THE RUC fired 6,002 plastic bullets in the North between Sunday, July 7th, when the Drumcree confrontation started, and yesterday morning, according to police statistics. This is the highest use of plastic bullets in the North since the hunger strikes 1981.
But the level of injuries and the claims of "indiscriminate use" have renewed the controversy over the use of plastic bullets in the North.
The Committee on the Administration of Justice (CAJ), the Northern Ireland Civil Liberties council, reported more than 150 plastic bullet injuries in weekend violence in Derry.
Ms Angela Hegarty said that she had seen imprints of plastic bullets on foreheads, faces, shoulders and legs. She believed the presence of the CAJ on the ground observing the situation had prevented further serious injuries.
At Altnagelvin Hospital in Derry, 74 people were treated and 23 were detained, the majority with plastic bullet injuries to the head. A man remains seriously ill in hospital in Belfast from a plastic bullet injury to the head after being transferred from Derry. Seven others are still being treated in hospital.
A further 31 people were treated in hospital in Letterkenny last night, the United Campaign Against Plastic Bullets held four demonstrations in various parts of Belfast, to protest against the "indiscriminate" use by police of plastic bullets.

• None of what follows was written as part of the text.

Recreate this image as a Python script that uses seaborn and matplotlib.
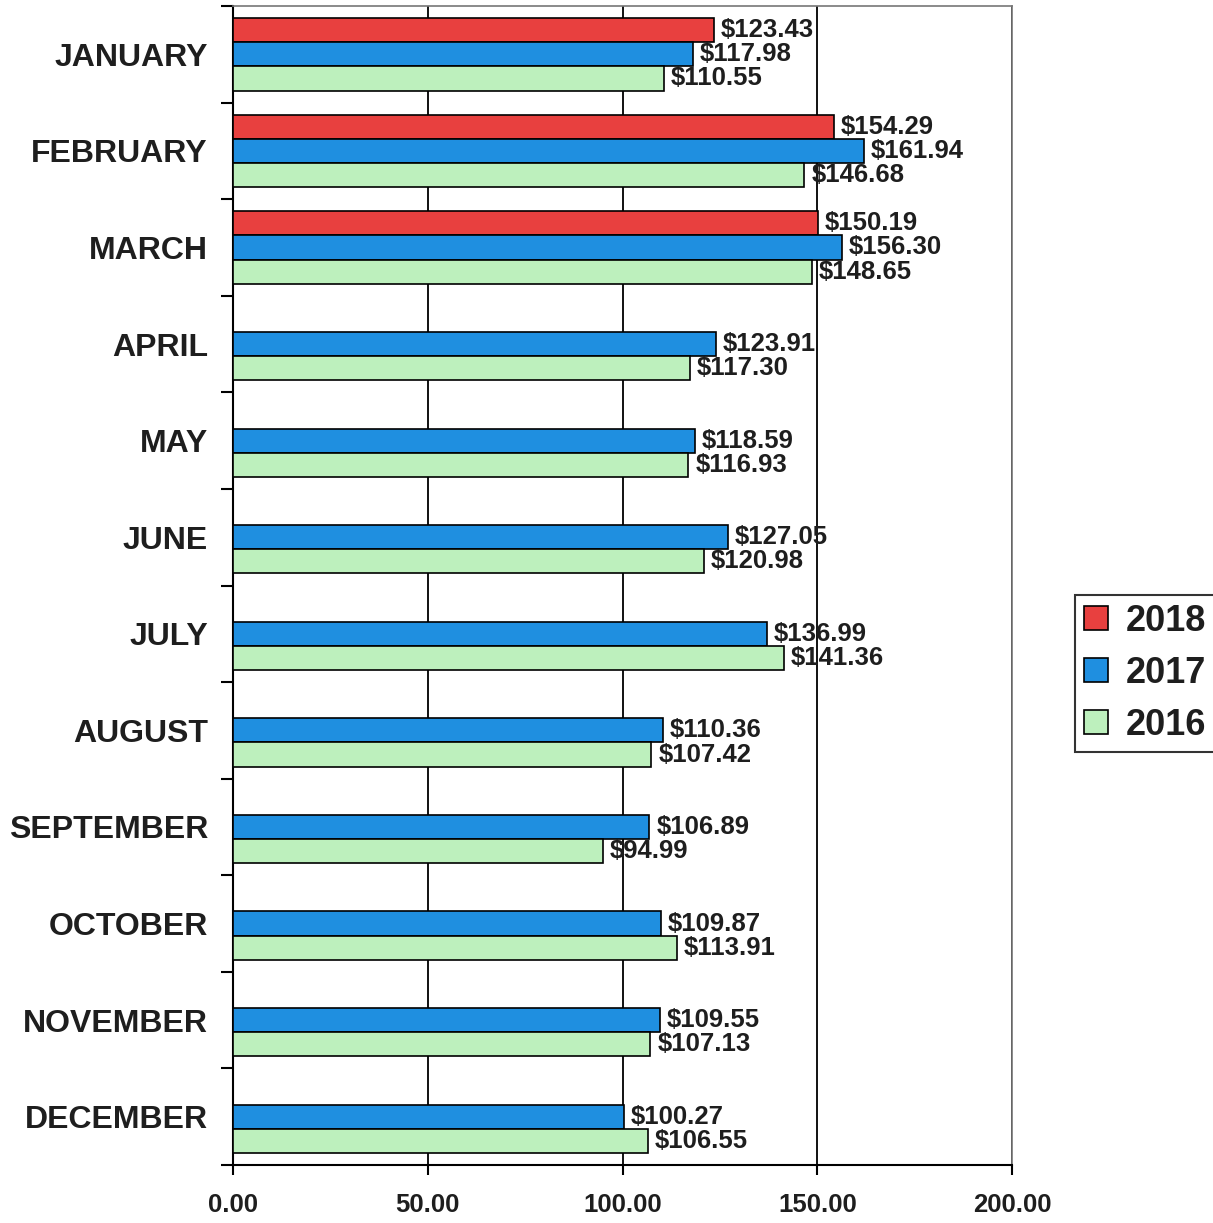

The organisation has been lobbying since 1984 for the banning of plastic bullets, which have killed 17 people, and injured hundreds of others in the North. Plastic bullets are not sanctioned for use in Britain.
The group said that while it opposed the use of plastic bullets generally, it noted that their use by the RUC against nationalists was in "higher proportion than against loyalists".
The CAJ has also expressed serious concern that in certain areas of Derry "there was a large use of plastic bullets which was completely indiscriminate". There were allegations that police had fired on people coming out of fast food outlets and a disco.
An RUC spokesman said, however, that there was "strict and very tight control, even during the most vicious rioting". He also said that any complaints would be investigated thoroughly.
In any one year, the average number of plastic bullets fired is about 3,000. Comparable figures show that in 1981, the year of the hunger strike when there was serious street violence, the police fired 29,695 plastic bullets. In 1985, the year the Anglo Irish Agreement was signed, 1,100 rounds were fired.
On Saturday night/Sunday morning the committee counted 514 plastic bullets fired in Derry.
The United Campaign said there were three basic rules about the use of plastic bullets that they should never be fired above waist level, never less than 20 metres, away and never in a non-riot situation.
The organisation added that the police must have contravened the regulations given the serious head, chest and other injuries suffered during weekend incidents.
The RUC said that plastic bullets or baton rounds were used in accordance with the "principle of minimum and reasonable amount of force necessary in the protection of life and property, the preservation of the peace and the prevention and detection of crime".